本文包含对术语“主”和“从”的引用,Microsoft 不再使用这些术语。 在从 Valkey 软件中删除该术语后,我们会将其从本文中删除。

连接到 AKS 群集

  • 使用 kubectl 命令将 az aks get-credentials 配置为连接到 AKS 群集。

    az aks get-credentials --resource-group $MY_RESOURCE_GROUP_NAME --name $MY_CLUSTER_NAME --overwrite-existing --output table
    

创建命名空间

  1. 使用 kubectl create namespace 命令为 Valkey 群集创建一个命名空间。

    kubectl create namespace valkey --dry-run=client --output yaml | kubectl apply -f -
    

    示例输出:

    namespace/valkey created
    

创建机密

  1. 使用 OpenSSL 为 Valkey 群集生成随机密码,并使用 az keyvault secret set 命令将其存储在 Azure 密钥保管库中。 设置策略以允许用户分配的标识使用 az keyvault set-policy 命令获取机密。

    SECRET=$(openssl rand -base64 32)
    echo requirepass $SECRET > /tmp/valkey-password-file.conf
    echo primaryauth $SECRET >> /tmp/valkey-password-file.conf
    az keyvault secret set --vault-name $MY_KEYVAULT_NAME --name valkey-password-file --file /tmp/valkey-password-file.conf --output none
    rm /tmp/valkey-password-file.conf
    az keyvault set-policy --name $MY_KEYVAULT_NAME --object-id $userAssignedObjectID --secret-permissions get --output table
    
  1. 使用 az aks show 命令获取 Azure KeyVault 机密提供程序加载项创建的标识 ID 和对象 ID。

    export userAssignedIdentityID=$(az aks show --resource-group $MY_RESOURCE_GROUP_NAME --name $MY_CLUSTER_NAME --query addonProfiles.azureKeyvaultSecretsProvider.identity.clientId --output tsv)
    export userAssignedObjectID=$(az aks show --resource-group $MY_RESOURCE_GROUP_NAME --name $MY_CLUSTER_NAME --query addonProfiles.azureKeyvaultSecretsProvider.identity.objectId --output tsv)
    
    
  1. 创建一个 SecretProviderClass 资源,以使用 kubectl apply 命令访问存储在密钥保管库中的 Valkey 密码。

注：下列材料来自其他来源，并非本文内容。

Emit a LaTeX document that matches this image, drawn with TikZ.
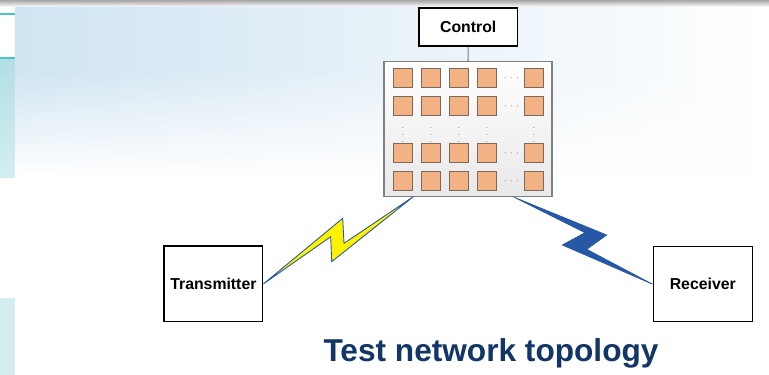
\documentclass[tikz,border=0pt]{standalone}
\usepackage{fontspec}
\setmainfont{Liberation Sans}
\usetikzlibrary{positioning,fadings}
\definecolor{cellfill}{RGB}{242,178,132}
\definecolor{celledge}{RGB}{125,105,90}
\definecolor{titleblue}{RGB}{18,54,104}
\definecolor{boltblue}{RGB}{38,88,166}
\definecolor{stripteal}{RGB}{70,195,205}
\definecolor{skyblue}{RGB}{208,228,242}
\definecolor{stripupper}{RGB}{178,222,230}
\definecolor{striplower}{RGB}{212,238,240}
\begin{document}
\begin{tikzpicture}[x=0.02cm, y=-0.02cm,
  box/.style={draw=black, line width=0.9pt, fill=white, font=\bfseries\fontsize{9}{10}\selectfont},
  cell/.style={draw=celledge, line width=0.5pt, fill=cellfill, minimum size=0.38cm, inner sep=0pt},
  dots/.style={text=gray, font=\tiny, inner sep=0pt}]
\useasboundingbox (0,0) rectangle (769,375);

% background
\fill[white] (0,0) rectangle (769,375);
\shade[left color=skyblue, right color=white] (15,8) rectangle (769,175);
\fill[white, path fading=north] (15,70) rectangle (769,176);
\shade[top color=gray!70, bottom color=white] (0,0) rectangle (769,7);
\shade[top color=stripupper, bottom color=striplower] (0,58) rectangle (15,178);
\fill[striplower] (0,298) rectangle (15,375);
\draw[stripteal, line width=1pt] (0,14) -- (15,14);
\draw[stripteal, line width=1pt] (0,58) -- (15,58);

% control and the array
\node[box, minimum width=1.98cm, minimum height=0.76cm] (ctrl) at (468.2,27.2) {Control};
\node[draw=gray, line width=0.6pt, top color=white, bottom color=gray!18,
  minimum width=3.36cm, minimum height=2.7cm] (mat) at (468,129.3) {};
\draw[gray, line width=0.6pt] (ctrl.south) -- (mat.north);

\foreach \x [count=\i] in {402.8,430.8,458.8,486.8,533.8}
  \foreach \y [count=\j] in {77.8,106.2,152.8,181.2}
    \node[cell] (sq\i\j) at (\x,\y) {};

\node[dots] (hd1) at (511.5,78) {$\cdots$};
\node[dots] (hd2) at (511.5,106) {$\cdots$};
\node[dots] (hd3) at (511.5,153) {$\cdots$};
\node[dots] (hd4) at (511.5,181) {$\cdots$};
\foreach \x [count=\i] in {402.8,430.8,458.8,486.8,533.8}
  \node[dots] (vd\i) at (\x,129.5) {$\vdots$};

% end points
\node[box, minimum width=1.97cm, minimum height=1.51cm] (tx) at (213.4,283.9) {Transmitter};
\node[box, minimum width=1.98cm, minimum height=1.5cm] (rx) at (702.8,284.2) {Receiver};

% radio links
\coordinate (ytip) at (413.3,196.7);
\coordinate (btip) at (514.3,197.3);
\filldraw[fill=yellow, draw=boltblue, line width=0.5pt, line join=miter]
  (tx.east) -- (342.7,218.3) -- (344,243.3) -- (ytip) -- (331.7,261.7) -- (330.7,236.7) -- cycle;
\filldraw[fill=boltblue, draw=boltblue, line width=0.4pt, line join=miter]
  (btip) -- (606.7,235) -- (586.7,249.3) -- (rx.west) -- (562.3,245) -- (585,232.7) -- cycle;

\node[text=titleblue, font=\bfseries\fontsize{18}{20}\selectfont, anchor=base] (title) at (491,361.7) {Test network topology};
\end{tikzpicture}
\end{document}
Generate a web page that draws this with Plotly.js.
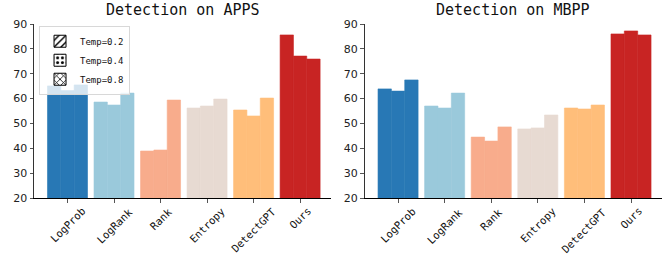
<!DOCTYPE html>
<html><head><meta charset="utf-8">
<script src="https://cdn.plot.ly/plotly-3.0.1.min.js"></script>
<style>body{margin:0;padding:0;background:#fff}#chart{width:662px;height:255px}</style>
</head><body><div id="chart"></div>
<script>
const categories = ['LogProb','LogRank','Rank','Entropy','DetectGPT','Ours'];
const colors = ['#2878B5','#9AC9DB','#F8AC8C','#E7DAD2','#FFBE7A','#C82423'];
const temps = ['Temp=0.2','Temp=0.4','Temp=0.8'];
const patterns = ['/','.','x'];
// APPS
const apps_t02 = [65.1, 58.6, 38.9, 56.2, 55.4, 85.6];
const apps_t04 = [63.2, 57.4, 39.3, 57.0, 53.0, 77.1];
const apps_t08 = [65.5, 62.2, 59.4, 59.8, 60.2, 75.9];
// MBPP
const mbpp_t02 = [63.9, 57.0, 44.5, 47.8, 56.2, 86.0];
const mbpp_t04 = [63.0, 56.2, 42.9, 48.2, 55.8, 87.2];
const mbpp_t08 = [67.5, 62.2, 48.6, 53.4, 57.4, 85.6];
const titles = ['Detection on APPS','Detection on MBPP'];

const traces = [];
const panels = [[apps_t02, apps_t04, apps_t08], [mbpp_t02, mbpp_t04, mbpp_t08]];
panels.forEach((series, p) => {
  series.forEach((vals, i) => {
    traces.push({
      type: 'bar', x: categories, y: vals,
      xaxis: p === 0 ? 'x' : 'x2', yaxis: p === 0 ? 'y' : 'y2',
      marker: {color: colors, line: {width: 0.6, color: colors}},
      showlegend: false, hoverinfo: 'skip'
    });
  });
});
temps.forEach((t, i) => {
  traces.push({
    type: 'bar', x: [null], y: [null], name: t,
    xaxis: 'x3', yaxis: 'y3',
    marker: {color: '#fff', line: {color: '#000', width: 1},
      pattern: {shape: patterns[i], fgcolor: '#000', bgcolor: '#fff', size: 6, solidity: 0.3}},
    showlegend: true
  });
});

const xcommon = {
  type: 'category', range: [-0.72, 5.665], showgrid: false, zeroline: false,
  showline: true, linecolor: '#000', linewidth: 1,
  ticks: 'outside', ticklen: 3.5, tickcolor: '#555', tickwidth: 1,
  showticklabels: false
};
const ycommon = {
  range: [20, 90], tickvals: [20,30,40,50,60,70,80,90], showgrid: false, zeroline: false,
  showline: true, linecolor: '#333', linewidth: 1,
  ticks: 'outside', ticklen: 3.5, tickcolor: '#555', tickwidth: 1,
  tickfont: {family: 'DejaVu Sans', size: 11, color: '#222'}
};
const annotations = titles.map((t, p) => ({
  text: t, showarrow: false, xref: 'paper', yref: 'paper',
  x: p === 0 ? 0.2365 : 0.763, y: 1, xanchor: 'center', yanchor: 'bottom', yshift: 3,
  font: {family: 'DejaVu Sans Mono', size: 15, color: '#111'}
}));
['x', 'x2'].forEach(ax => {
  categories.forEach(c => {
    annotations.push({
      text: c, showarrow: false, xref: ax, yref: 'paper', x: c, y: 0,
      xanchor: 'center', yanchor: 'top', yshift: -6, textangle: -45, borderpad: 0,
      font: {family: 'DejaVu Sans Mono', size: 10.5, color: '#111'}
    });
  });
});
const layout = {
  width: 662, height: 255,
  margin: {l: 34, r: 0, t: 24, b: 57},
  paper_bgcolor: '#fff', plot_bgcolor: '#fff',
  barmode: 'group', bargap: 0.14, bargroupgap: 0,
  xaxis: Object.assign({}, xcommon, {domain: [0, 0.473], anchor: 'y'}),
  yaxis: Object.assign({}, ycommon, {domain: [0, 1], anchor: 'x'}),
  xaxis2: Object.assign({}, xcommon, {domain: [0.5263, 1], anchor: 'y2'}),
  yaxis2: Object.assign({}, ycommon, {domain: [0, 1], anchor: 'x2'}),
  xaxis3: {visible: false, overlaying: 'x', anchor: 'y3'},
  yaxis3: {visible: false, overlaying: 'y', anchor: 'x3'},
  showlegend: true,
  legend: {x: 0.008, y: 0.99, xanchor: 'left', yanchor: 'top', itemwidth: 30,
    bgcolor: 'rgba(255,255,255,0.8)', bordercolor: '#d8d8d8', borderwidth: 1,
    font: {family: 'DejaVu Sans Mono', size: 9, color: '#111'}},
  annotations: annotations
};
Plotly.newPlot('chart', traces, layout, {displayModeBar: false, staticPlot: true});
</script>
</body></html>
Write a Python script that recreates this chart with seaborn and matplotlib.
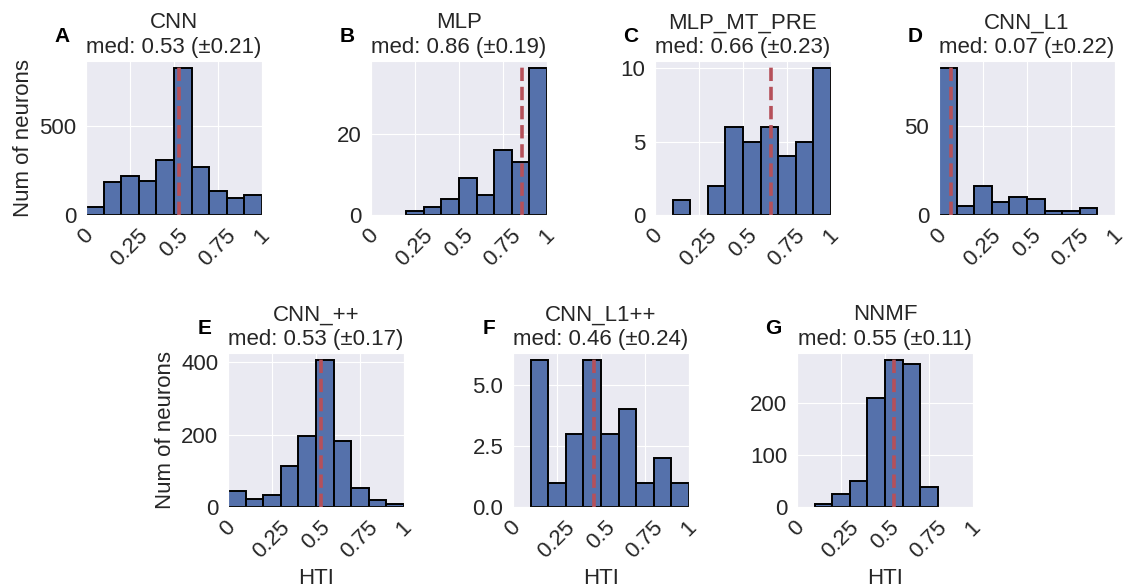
import numpy as np
import pandas as pd
import matplotlib
matplotlib.use("Agg")
import matplotlib.pyplot as plt
import seaborn as sns

# ---- data ----
models = ["CNN", "MLP", "MLP_MT_PRE", "CNN_L1", "CNN_++", "CNN_L1++", "NNMF"]
letters = ["A", "B", "C", "D", "E", "F", "G"]
medians = [0.53, 0.86, 0.66, 0.07, 0.53, 0.46, 0.55]
spreads = [0.21, 0.19, 0.23, 0.22, 0.17, 0.24, 0.11]
bin_edges = [0.0, 0.1, 0.2, 0.3, 0.4, 0.5, 0.6, 0.7, 0.8, 0.9, 1.0]
counts_cnn = [43, 185, 218, 190, 306, 821, 267, 136, 93, 114]
counts_mlp = [0, 0, 1, 2, 4, 9, 5, 16, 13, 36]
counts_mlp_mt_pre = [0, 1, 0, 2, 6, 5, 6, 4, 5, 10]
counts_cnn_l1 = [82, 5, 16, 7, 10, 9, 2, 2, 4, 0]
counts_cnn_pp = [44, 22, 34, 112, 197, 405, 182, 52, 19, 7]
counts_cnn_l1_pp = [0, 6, 1, 3, 6, 3, 4, 1, 2, 1]
counts_nnmf = [0, 6, 26, 51, 210, 283, 275, 39, 0, 0]
xtick_values = [0, 0.25, 0.5, 0.75, 1]
xtick_labels = ["0", "0.25", "0.5", "0.75", "1"]

all_counts = [counts_cnn, counts_mlp, counts_mlp_mt_pre, counts_cnn_l1,
              counts_cnn_pp, counts_cnn_l1_pp, counts_nnmf]

sns.set_style("darkgrid")
plt.rcParams["font.family"] = ["Liberation Sans", "DejaVu Sans"]

W, H = 1125, 587
fig = plt.figure(figsize=(W / 100, H / 100), dpi=100)

# axes positions in pixels (left, top)
ax_w, ax_h = 176, 154
pos_px = [(86, 61), (371, 61), (655, 61), (939, 61),
          (228, 353), (513, 353), (797, 353)]

bar_color = "#5571AB"
line_color = "#B5505A"
fs = 16

centers = [(bin_edges[i] + bin_edges[i + 1]) / 2 for i in range(len(bin_edges) - 1)]

for i, (name, letter, med, sd, counts) in enumerate(
        zip(models, letters, medians, spreads, all_counts)):
    lx, ty = pos_px[i]
    ax = fig.add_axes([lx / W, (H - ty - ax_h) / H, ax_w / W, ax_h / H])
    df = pd.DataFrame({"hti": centers, "n": counts})
    sns.histplot(data=df, x="hti", weights="n", bins=bin_edges, ax=ax,
                 color=bar_color, alpha=1.0, edgecolor="black", linewidth=1.4)
    for p in ax.patches:
        if p.get_height() == 0:
            p.set_visible(False)
    ax.axvline(med, color=line_color, ls="--", lw=2.6)
    ax.set_xlim(0, 1)
    ax.set_xticks(xtick_values)
    ax.set_xticklabels(xtick_labels, rotation=45, fontsize=fs)
    ax.tick_params(axis="y", labelsize=fs)
    ax.set_title(f"{name}\nmed: {med:.2f} (\u00b1{sd:.2f})", fontsize=fs,
                 linespacing=1.2)
    ax.text(-0.136, 1.16, letter, transform=ax.transAxes, fontsize=15,
            fontweight="bold", color="black", ha="center", va="center")
    if i in (0, 4):
        ax.set_ylabel("Num of neurons", fontsize=fs)
    else:
        ax.set_ylabel("")
    if i >= 4:
        ax.set_xlabel("HTI", fontsize=fs)
    else:
        ax.set_xlabel("")

fig.savefig("out.png", dpi=100)
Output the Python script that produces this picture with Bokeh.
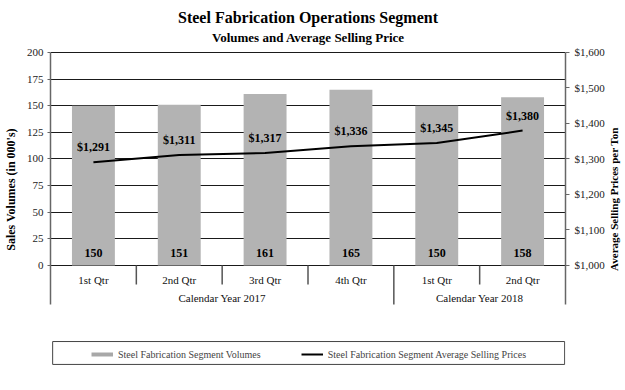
import math
from bokeh.plotting import figure
from bokeh.layouts import row
from bokeh.models import (Range1d, LinearAxis, FixedTicker, Legend, LegendItem,
                          ColumnDataSource, NumeralTickFormatter)
from bokeh.core.properties import value
from bokeh.embed import file_html
from bokeh.resources import INLINE

# ---- data ----
quarters = ["1st Qtr", "2nd Qtr", "3rd Qtr", "4th Qtr", "1st Qtr", "2nd Qtr"]
years = ["Calendar Year 2017", "Calendar Year 2018"]
quarters_per_year = [4, 2]
volumes = [150, 151, 161, 165, 150, 158]
prices = [1291, 1311, 1317, 1336, 1345, 1380]
vol_ticks = [0, 25, 50, 75, 100, 125, 150, 175, 200]
price_ticks = [1000, 1100, 1200, 1300, 1400, 1500, 1600]
title = "Steel Fabrication  Operations Segment"
subtitle = "Volumes and Average  Selling Price"
left_title = "Sales Volumes (in 000's)"
right_title = "Average  Selling Prices per Ton"

FONT = "Liberation Serif"
n = len(quarters)
xc = [i + 0.5 for i in range(n)]

# the frame spans the whole chart height; volumes 0..200 occupy 213 px of it
V_MIN, V_MAX = -98.6, 241.3
P_PER_V = (price_ticks[-1] - price_ticks[0]) / (vol_ticks[-1] - vol_ticks[0])
def v2p(v):
    return price_ticks[0] + P_PER_V * (v - vol_ticks[0])

AX_BOTTOM = -36.6   # where the axis lines / year separators stop
Q_SEP = -17.8       # quarter separator length
Q_LAB = -13.6
Y_LAB = -30.5
TITLE_Y = 232.9
SUBTITLE_Y = 214.1

TOP, BORDER_L, BORDER_R, BOTTOM = 8, 42, 40, 5
FRAME_W, FRAME_H = 515, 362
TOTAL_H = TOP + FRAME_H + BOTTOM

p = figure(frame_width=FRAME_W, frame_height=FRAME_H, x_range=Range1d(0, n),
           y_range=Range1d(V_MIN, V_MAX), x_axis_type=None,
           output_backend="svg", toolbar_location=None,
           min_border_left=BORDER_L, min_border_right=BORDER_R, min_border_top=TOP,
           min_border_bottom=BOTTOM, background_fill_color="white",
           border_fill_color="white", outline_line_color=None)
p.extra_y_ranges = {"price": Range1d(v2p(V_MIN), v2p(V_MAX))}

# titles
p.text(x=[n / 2], y=[TITLE_Y], text=[title], text_align="center",
       text_baseline="middle", x_offset=2, text_font=value(FONT),
       text_font_size="16px", text_font_style="bold", text_color="black")
p.text(x=[n / 2], y=[SUBTITLE_Y], text=[subtitle], text_align="center",
       text_baseline="middle", x_offset=2, text_font=value(FONT),
       text_font_size="13px", text_font_style="bold", text_color="black")

# left axis
ya = p.yaxis[0]
ya.ticker = FixedTicker(ticks=vol_ticks)
ya.bounds = (AX_BOTTOM, 200)
ya.axis_label = left_title
ya.axis_label_text_font = FONT
ya.axis_label_text_font_size = "12px"
ya.axis_label_text_font_style = "bold"
ya.axis_label_text_color = "black"
ya.axis_label_standoff = 6
ya.major_label_text_font = FONT
ya.major_label_text_font_size = "11px"
ya.major_label_text_color = "#222"
ya.major_label_standoff = 4
ya.axis_line_color = "#666"
ya.axis_line_width = 1.5
ya.major_tick_line_color = "#666"
ya.major_tick_out = 3
ya.major_tick_in = 0
ya.minor_tick_line_color = None

# right axis
ra = LinearAxis(y_range_name="price", ticker=FixedTicker(ticks=price_ticks),
                formatter=NumeralTickFormatter(format="$0,0"),
                bounds=(v2p(AX_BOTTOM), v2p(200)))
ra.major_label_text_font = FONT
ra.major_label_text_font_size = "11px"
ra.major_label_text_color = "#222"
ra.major_label_standoff = 5
ra.axis_line_color = "#666"
ra.axis_line_width = 1.5
ra.major_tick_line_color = "#666"
ra.major_tick_out = 4
ra.major_tick_in = 0
ra.minor_tick_line_color = None
p.add_layout(ra, "right")

# grid
p.ygrid.ticker = FixedTicker(ticks=vol_ticks)
p.ygrid.grid_line_color = "#1a1a1a"
p.ygrid.grid_line_width = 1

# bars
src = ColumnDataSource(dict(x=xc, vol=volumes, price=prices, q=quarters,
                            vlab=[str(v) for v in volumes],
                            plab=["${:,}".format(v) for v in prices]))
p.vbar(x="x", top="vol", bottom=0, width=0.5, source=src,
       fill_color="#b3b3b3", line_color=None)
p.text(x="x", y=0, text="vlab", source=src, text_align="center",
       text_baseline="middle", y_offset=-12, text_font=value(FONT),
       text_font_size="12px", text_font_style="bold", text_color="black")

# price line
line_r = p.line(x="x", y="price", source=src, y_range_name="price",
                line_color="black", line_width=2)
p.text(x="x", y="price", text="plab", source=src, y_range_name="price",
       text_align="center", text_baseline="middle", y_offset=-15,
       text_font=value(FONT), text_font_size="12px", text_font_style="bold",
       text_color="black")

# category axis (quarters + years)
year_bounds = [0]
for k in quarters_per_year:
    year_bounds.append(year_bounds[-1] + k)
q_sep_x = [i for i in range(1, n) if i not in year_bounds]
y_sep_x = [b for b in year_bounds[1:-1]]
p.segment(x0=q_sep_x, y0=[0] * len(q_sep_x), x1=q_sep_x, y1=[Q_SEP] * len(q_sep_x),
          line_color="#555", line_width=1.5)
p.segment(x0=y_sep_x, y0=[0] * len(y_sep_x), x1=y_sep_x, y1=[AX_BOTTOM] * len(y_sep_x),
          line_color="#555", line_width=1.5)
p.text(x=xc, y=[Q_LAB] * n, text=quarters, text_align="center",
       text_baseline="middle", text_font=value(FONT), text_font_size="11px",
       text_color="#111")
year_x = [(year_bounds[i] + year_bounds[i + 1]) / 2 for i in range(len(years))]
p.text(x=year_x, y=[Y_LAB] * len(years), text=years, text_align="center",
       text_baseline="middle", text_font=value(FONT), text_font_size="11px",
       text_color="#111")

# legend box
p.quad(left=[0.025], right=[5.99], top=[-71.4], bottom=[-92.9],
       fill_color=None, line_color="#444", line_width=1)

vol_leg = p.line(x=[float("nan")], y=[float("nan")], line_color="#a8a8a8", line_width=4)
legend = Legend(items=[LegendItem(label="Steel Fabrication Segment Volumes", renderers=[vol_leg]),
                       LegendItem(label="Steel Fabrication Segment Average Selling Prices",
                                  renderers=[line_r])],
                orientation="horizontal", location=(41, 10), padding=2, spacing=40,
                glyph_width=22, glyph_height=12, label_height=12, label_standoff=5,
                label_text_font=FONT, label_text_font_size="10px",
                border_line_color=None, background_fill_alpha=0)
p.add_layout(legend)

# narrow strip to the right carrying the bottom-to-top right-axis title
STRIP_W = 14
strip = figure(width=STRIP_W, height=TOTAL_H, x_range=Range1d(0, STRIP_W),
               y_range=Range1d(TOTAL_H, 0), x_axis_type=None, y_axis_type=None,
               output_backend="svg", toolbar_location=None, min_border=0,
               outline_line_color=None, background_fill_color="white",
               border_fill_color="white")
strip.text(x=[6.5], y=[196], text=[right_title], angle=math.pi / 2,
           text_align="center", text_baseline="middle", text_font=value(FONT),
           text_font_size="11px", text_font_style="bold", text_color="black")

layout = row(p, strip)
open("out.html", "w").write(file_html(layout, INLINE))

    export TENANT_ID=$(az account show --query tenantId --output tsv)
    kubectl apply -f - <<EOF
    ---
    apiVersion: secrets-store.csi.x-k8s.io/v1
    kind: SecretProviderClass
    metadata:
      name: valkey-password
      namespace: valkey
    spec:
      provider: azure
      parameters:
        usePodIdentity: "false"
        useVMManagedIdentity: "true"
        userAssignedIdentityID: "${userAssignedIdentityID}"
        keyvaultName: ${MY_KEYVAULT_NAME}              # the name of the AKV instance
        objects: |
          array:
            - |
              objectName: valkey-password-file
              objectAlias: valkey-password-file.conf
              objectType: secret
        tenantId: "${TENANT_ID}" # the tenant ID of the AKV instance
    EOF
    

创建 Valkey 配置文件

  1. 创建用于存储 Valkey 配置文件的 ConfigMap 资源。

    kubectl apply -f - <<EOF
    apiVersion: v1
    kind: ConfigMap
    metadata:
      name: valkey-cluster
      namespace: valkey
    data:
      valkey.conf:  |+
        cluster-enabled yes
        cluster-node-timeout 15000
        cluster-config-file /data/nodes.conf
        appendonly yes
        protected-mode yes
        dir /data
        port 6379
        include /etc/valkey-password/valkey-password-file.conf
    EOF
    

    示例输出:

    configmap/valkey-cluster created
    

创建 Valkey 主群集 Pod

  1. 使用 StatefulSet 命令创建一个 spec.affinity 资源,其 kubectl apply 目标是将所有主数据库保留在区域 1 和区域 2 中(最好在不同的节点中)。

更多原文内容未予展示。